All of this framework p0rn is a great laugh. Anyone who has the time to learn more than a half dozen of these frameworks is clearly not delivering applications that make it to production and have hundreds/thousands of users and capturing hundreds of thousands (and into the millions) of transactions. It is simply a matter of massaging ones ego/fattening a resume.

Looking forward for 2017

Useful article, i appreciate your work.

But wondering, why Cygnite PHP Framework - The new cool kid! not here.. Another powerful light weight framework. I could also see, which have got a active road map for [v3.0] (https://github.com/sanjoydesk/framework/tree/php7/)

Zuhayer Tahir

Nice article, lots of power in a little punch :)

Great article, surprised you didn't include a noSQL database like MongoDB (part of the MEAN stack).

I think we need a deeper debate on Java developers and frontend frameworks. I am a MacGyver:-) at my company focused on Java application development. We have a dozen or so large enterprise Java applications using various front-end technologies, especially extjs. The issue is, the architects here years ago needed custom components Sencha didn't have so they decided to download and extensively modify the source code. Some of it is good but it also makes it impossible to getting assistance from Sencha and you can't upgrade extjs without going through the entire source code to locate all of the changes. So the extjs 4.1 we are using now really needs an upgrade.
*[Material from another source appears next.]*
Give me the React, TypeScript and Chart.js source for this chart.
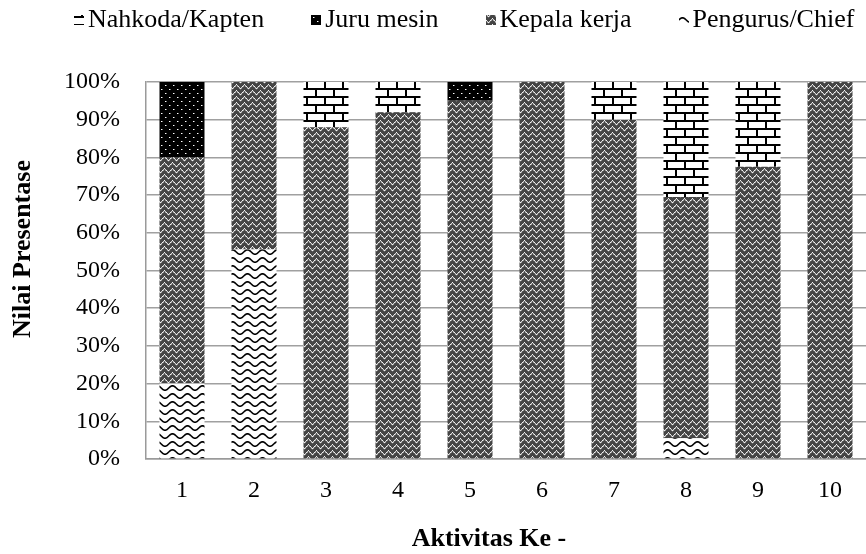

No matter what, it will require extensive rewriting even to extjs 6.x.

So I'm looking at other frameworks like Angular, Ember, Struts 2.x, and Vaadin. The crucial component really is the developer. We are now few and need to hire for the future and finding competent Javascript developers is difficult and they need some Java knowledge to interact with the backend. So, my CTO has said forget the Javascript frameworks and use a framework Java developers would know, JSF, Vaadin, Struts, etc.

I know the last few years have focused on front-end development but most companies can't afford to hire a frontend-only developer and a backend-only developer. They need to be Polyglot-centric, they need to do both.